My schedule includes two academic presentations because I bent the rules slightly to talk about Strange & Norrell (not just an excuse to show Charles Vess’ glorious illustrations!) and a bit about Scots literary history as there is a special track for that. My topics:
SCOTLAND’S FIRST FLIGHT: 1507
In 1507 alchemist John Damian flew from the ramparts of Stirling Castle to demonstrate the efficacy of flight to King James IV. He plummeted to earth and broke his thigh bone. We might not know of this momentous failure were it not for the seething envy of poet William Dunbar. When an enemy’s ignominious defeat is not sufficient humiliation, the truly vengeful turns to poetry. Dunbar glories in Giovanni Damiano’s failure to launch, but recording his crash landing is not sufficient to exorcise the revulsion he feels at the alchemist’s unnatural magic–nor is it sufficient to dispel his apparent favour with the king, who remains fascinated with the modern science of alchemy. Unlike John Leslie’s more measured account in A Historie of Scotland, Dunbar portrays Damian’s flight as not only a failure, but as the logical end of a swindler and possibly even a murderer–and one of the ‘sonis of Sathanis seid’. Dunbar sees the birds who attack him as ‘Sanct Martynis fowle’ representing nature as an aspect of the divine. The poet, claiming also to be divinely inspired, must take their part against the ‘deviant con artist.’
Sat 10 Aug 10:30 – Meeting Academy M4
‘VAGUE NOTIONS OF MAGIC AND RUINS’: JONATHAN STRANGE & MR NORRELL AS FOLK GOTHIC
In Folk Gothic (2023), Dawn Keetley argues that the genre ‘unfurls stories outside of what Eileen Joy has dubbed the typical “human-centred, historicist frames of reference”. When non-human things and forces, the natural and built environments, move to the fore…Time and space become unloosed from human time and space’ (10). The clash between magic—historical and contemporary—in Clarke’s novel centres around this unloosening as English magic begins to return in the form of the uncanny Raven King. Keetley builds upon Chris Baldick’s influential definition of Gothic as ‘a fearful sense of inheritance in time’ (1993, xix) to innovate a genre haunted not just with the human past but the past of the land itself.
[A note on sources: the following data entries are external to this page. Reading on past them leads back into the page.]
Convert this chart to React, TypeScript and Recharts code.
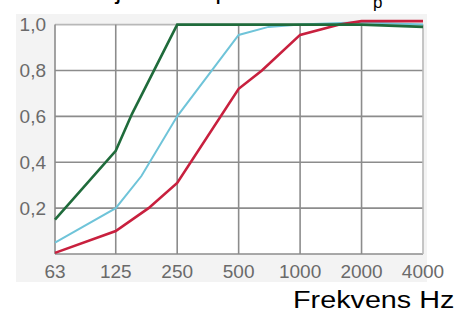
import { LineChart, Line, XAxis, YAxis, ReferenceArea, ReferenceLine } from "recharts";

// frekvensband (Hz) och tick-värden
const bands = [63, 125, 250, 500, 1000, 2000, 4000];
const yTicks = [0.2, 0.4, 0.6, 0.8, 1.0];
const yGrid = [0, 0.2, 0.4, 0.6, 0.8, 1.0];

// grön kurva
const greenFreq = [63, 125, 150, 250, 500, 1000, 2000, 4000];
const greenAlpha = [0.15, 0.45, 0.61, 1.0, 1.0, 1.0, 1.0, 0.99];

// ljusblå kurva
const blueFreq = [63, 125, 167, 250, 500, 700, 1000, 2000, 4000];
const blueAlpha = [0.05, 0.2, 0.34, 0.6, 0.955, 0.99, 1.0, 1.01, 1.0];

// röd kurva
const redFreq = [63, 125, 181, 250, 500, 650, 1000, 1560, 2000, 4000];
const redAlpha = [0.005, 0.1, 0.2, 0.31, 0.72, 0.8, 0.955, 1.0, 1.015, 1.015];

const toRows = (freq: number[], alpha: number[]) => freq.map((f, i) => ({ f, a: alpha[i] }));

const gridDark = "#8c8c8c";
const gridLight = "#b8b8b8";
const tickStyle = { fontSize: 19, fill: "#6a6a6a", fontFamily: "Liberation Sans, Arial, sans-serif" };

export default function App() {
  const first = bands[0];
  const last = bands[bands.length - 1];

  return (
    <div style={{ position: "absolute", left: 0, top: 0, width: 460, height: 315, background: "#fff", overflow: "hidden" }}>
      <div style={{ position: "absolute", left: 16, top: 14, width: 411, height: 268, background: "#f3f3f3" }} />
      <div style={{ position: "absolute", left: 0, top: 0 }}>
        <LineChart width={460} height={315} margin={{ top: 20, right: 37, bottom: 31, left: 16 }}>
          <XAxis
            dataKey="f"
            type="number"
            scale="log"
            domain={[first, last]}
            ticks={bands}
            interval={0}
            axisLine={false}
            tickLine={false}
            tickSize={0}
            tickMargin={11}
            height={30}
            tick={tickStyle}
            tickFormatter={(v) => String(v)}
          />
          <YAxis
            type="number"
            domain={[0, 1.02]}
            ticks={yTicks}
            axisLine={false}
            tickLine={false}
            tickSize={0}
            tickMargin={9}
            width={39}
            tick={tickStyle}
            tickFormatter={(v) => Number(v).toFixed(1).replace(".", ",")}
          />
          <ReferenceArea x1={first} x2={last} y1={0} y2={1} fill="#fff" fillOpacity={1} stroke="none" />
          {yGrid.map((v) => (
            <ReferenceLine
              key={`h${v}`}
              y={v}
              stroke={v === 1 ? gridLight : gridDark}
              strokeWidth={1.6}
            />
          ))}
          {bands.map((f) => (
            <ReferenceLine
              key={`v${f}`}
              segment={[{ x: f, y: 0 }, { x: f, y: 1 }]}
              stroke={f === last ? gridLight : gridDark}
              strokeWidth={1.6}
            />
          ))}
          <Line data={toRows(blueFreq, blueAlpha)} dataKey="a" type="linear" stroke="#6fc4d9" strokeWidth={2} dot={false} isAnimationActive={false} />
          <Line data={toRows(redFreq, redAlpha)} dataKey="a" type="linear" stroke="#c8203e" strokeWidth={2.6} dot={false} isAnimationActive={false} />
          <Line data={toRows(greenFreq, greenAlpha)} dataKey="a" type="linear" stroke="#1f6b3b" strokeWidth={2.6} dot={false} isAnimationActive={false} />
        </LineChart>
      </div>
      <svg width={460} height={315} style={{ position: "absolute", left: 0, top: 0, pointerEvents: "none" }}>
        <text x={372} y={-1} textAnchor="end" fontSize={26} fontFamily="Liberation Sans, Arial, sans-serif" fill="#000">
          Ljudabsorptionsfaktor α
        </text>
        <text x={373} y={8} fontSize={17} fontFamily="Liberation Sans, Arial, sans-serif" fill="#000">
          p
        </text>
      </svg>
      <div
        style={{
          position: "absolute",
          left: 293,
          top: 287,
          fontSize: 23,
          fontFamily: "Liberation Sans, Arial, sans-serif",
          color: "#000",
          whiteSpace: "nowrap",
          transform: "scaleX(1.25)",
          transformOrigin: "left top",
          lineHeight: "26px",
        }}
      >
        Frekvens Hz
      </div>
    </div>
  );
}
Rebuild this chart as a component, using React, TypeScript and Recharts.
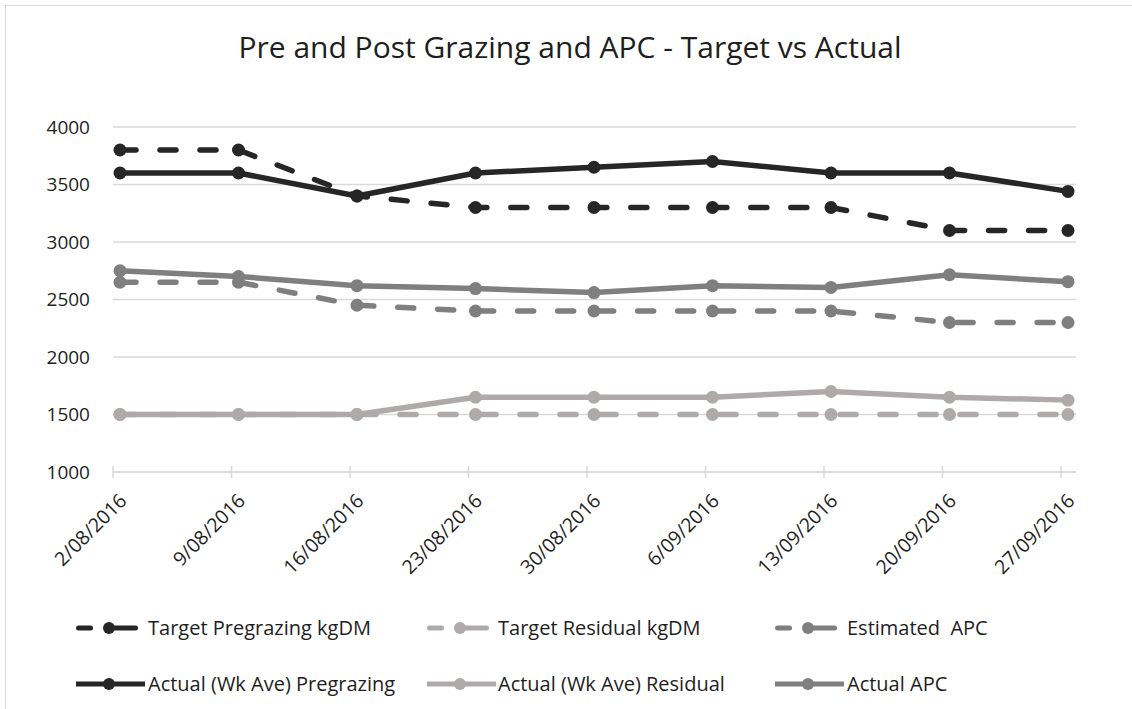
import React from 'react';
import { LineChart, Line, XAxis, YAxis, CartesianGrid, Legend } from 'recharts';

const categories = ['2/08/2016', '9/08/2016', '16/08/2016', '23/08/2016', '30/08/2016', '6/09/2016', '13/09/2016', '20/09/2016', '27/09/2016'];
const targetPregrazing = [3800, 3800, 3400, 3300, 3300, 3300, 3300, 3100, 3100];
const targetResidual = [1500, 1500, 1500, 1500, 1500, 1500, 1500, 1500, 1500];
const estimatedApc = [2650, 2650, 2450, 2400, 2400, 2400, 2400, 2300, 2300];
const actualPregrazing = [3600, 3600, 3400, 3600, 3650, 3700, 3600, 3600, 3440];
const actualResidual = [1500, 1500, 1500, 1650, 1650, 1650, 1700, 1650, 1625];
const actualApc = [2750, 2700, 2620, 2595, 2560, 2620, 2605, 2715, 2655];
const yTicks = [1000, 1500, 2000, 2500, 3000, 3500, 4000];

const DARK = '#262626';
const MID = '#7f7f7f';
const LIGHT = '#aeaaaa';
const GRID = '#d9d9d9';
const TEXT = '#1e1e1e';
const FONT = '"Open Sans", sans-serif';

const data = categories.map((date, i) => ({
  date,
  targetPre: targetPregrazing[i],
  targetRes: targetResidual[i],
  estApc: estimatedApc[i],
  actualPre: actualPregrazing[i],
  actualRes: actualResidual[i],
  actualApcV: actualApc[i],
}));

const series = [
  { key: 'targetPre', name: 'Target Pregrazing kgDM', color: DARK, dashed: true },
  { key: 'targetRes', name: 'Target Residual kgDM', color: LIGHT, dashed: true },
  { key: 'estApc', name: 'Estimated  APC', color: MID, dashed: true },
  { key: 'actualPre', name: 'Actual (Wk Ave) Pregrazing', color: DARK, dashed: false },
  { key: 'actualRes', name: 'Actual (Wk Ave) Residual', color: LIGHT, dashed: false },
  { key: 'actualApcV', name: 'Actual APC', color: MID, dashed: false },
];

const legendCols = [109, 460, 808];
const legendTextX = [148, 498, 847];
const legendRowY = [628, 684];

const XTick = (props: any) => {
  const { x, y, payload } = props;
  const ax = x + 8;
  const ay = y + 30;
  return (
    <g>
      <line x1={x - 7} x2={x - 7} y1={y - 6} y2={y + 6} stroke={GRID} strokeWidth={1.5} />
      <text x={ax} y={ay} textAnchor="end" fill={TEXT} fontSize={19.5} fontFamily={FONT} transform={`rotate(-45, ${ax}, ${ay})`}>
        {payload.value}
      </text>
    </g>
  );
};

const renderLegend = (props: any) => {
  const payload = props.payload || [];
  return (
    <svg width={1132} height={709} style={{ position: 'absolute', left: 0, top: 0, pointerEvents: 'none' }}>
      {payload.map((entry: any) => {
        const idx = series.findIndex((s) => s.key === entry.dataKey);
        if (idx < 0) return null;
        const s = series[idx];
        const col = idx % 3;
        const row = Math.floor(idx / 3);
        const cx = legendCols[col];
        const cy = legendRowY[row];
        return (
          <g key={s.key}>
            {s.dashed ? (
              <g>
                <line x1={cx - 33 + 2.5} x2={cx - 16 - 2.5} y1={cy} y2={cy} stroke={s.color} strokeWidth={5} strokeLinecap="round" />
                <line x1={cx} x2={cx + 29 - 2.5} y1={cy} y2={cy} stroke={s.color} strokeWidth={5} strokeLinecap="round" />
              </g>
            ) : (
              <line x1={cx - 33} x2={cx + 36} y1={cy} y2={cy} stroke={s.color} strokeWidth={5} />
            )}
            <circle cx={cx} cy={cy} r={6} fill={s.color} />
            <text x={legendTextX[col]} y={cy + 7} fill={TEXT} fontSize={20} fontFamily={FONT} style={{ whiteSpace: 'pre' }}>
              {entry.value}
            </text>
          </g>
        );
      })}
    </svg>
  );
};

export default function App() {
  return (
    <div style={{ position: 'absolute', left: 0, top: 0, width: 1132, height: 709, background: '#fff', fontFamily: FONT, overflow: 'hidden' }}>
      <div style={{ position: 'absolute', left: 5, top: 5, width: 1140, height: 720, borderTop: `1px solid ${GRID}`, borderLeft: `1px solid ${GRID}` }} />
      <svg width={1132} height={80} style={{ position: 'absolute', left: 0, top: 0 }}>
        <text x={570} y={58} textAnchor="middle" fill={TEXT} fontSize={30} fontFamily={FONT}>
          Pre and Post Grazing and APC - Target vs Actual
        </text>
      </svg>
      <div style={{ position: 'absolute', left: 0, top: 0 }}>
        <LineChart width={1132} height={709} data={data} margin={{ top: 127, right: 56, left: 53, bottom: 117 }}>
          <CartesianGrid vertical={false} stroke={GRID} strokeWidth={1.5} />
          <XAxis
            dataKey="date"
            interval={0}
            padding={{ left: 7, right: 8 }}
            axisLine={{ stroke: GRID, strokeWidth: 1.5 }}
            tickLine={false}
            tickSize={0}
            tickMargin={0}
            height={120}
            tick={<XTick />}
          />
          <YAxis
            domain={[1000, 4000]}
            ticks={yTicks}
            width={60}
            axisLine={false}
            tickLine={false}
            tickSize={0}
            tickMargin={23}
            tick={{ fill: TEXT, fontSize: 19, fontFamily: FONT }}
          />
          <Legend layout="horizontal" verticalAlign="middle" align="center" wrapperStyle={{ left: 0, top: 0, width: 1132, height: 709 }} content={renderLegend} />
          {series.map((s) => (
            <Line
              key={s.key}
              type="linear"
              dataKey={s.key}
              name={s.name}
              stroke={s.color}
              strokeWidth={5.5}
              strokeLinecap="round"
              strokeLinejoin="round"
              strokeDasharray={s.dashed ? '16 24' : undefined}
              dot={{ r: 6.5, fill: s.color, stroke: 'none', strokeDasharray: '0' }}
              activeDot={false}
              isAnimationActive={false}
            />
          ))}
        </LineChart>
      </div>
    </div>
  );
}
The events of the novel are stirred into action largely by the dogged interest of John Segundus in ‘vague notions of magic and ruin’ attached to haunted places like the Shadow House (chapter 23) and Norrell’s own Hurtfew Abbey, its history entwined with the Raven King. The landscape of England is haunted by his absence, yet as the novel unfolds it is his presence, too, that permeates the hills and woods and paths. In Folk Gothic, Keetley sees ‘agency is immanent in the landscape and in folkloric “things” and in the uncanny power of interwoven inherited ritual and tradition’ (16). The overlap and interpenetration of fairy lands with the English landscape offer an excellent illustration of this concept. The uncovering of ritual by Johnathan Strange’s intuitive experiments, Gilbert Norrell’s obsessive research, and Stephen Black’s direct observation of the Gentleman with Thistle Down Hair is key to the return of English Magic. Childermass embodies the living tradition with his connection to the ‘liminal space of entanglement of human and non-human actors’ (39) linked by heritage to the Raven King’s realm.
Sat 10 Aug 14:30 – Dochart 2
Yes, I will only be there Saturday. I am not sure how ready I am for a big, crowded event. I am certainly ready to chat with folks, but suspect I will probably look shell-shocked most of the time. Just catch my attention and make me sit down somewhere. Full schedule live later today.
I may bring a deck with me. Please remember I am now unemployed, so consider at least buying me a tea if you want a reading. I shall endeavour to tame my thistledown hair though I am overdue for a haircut.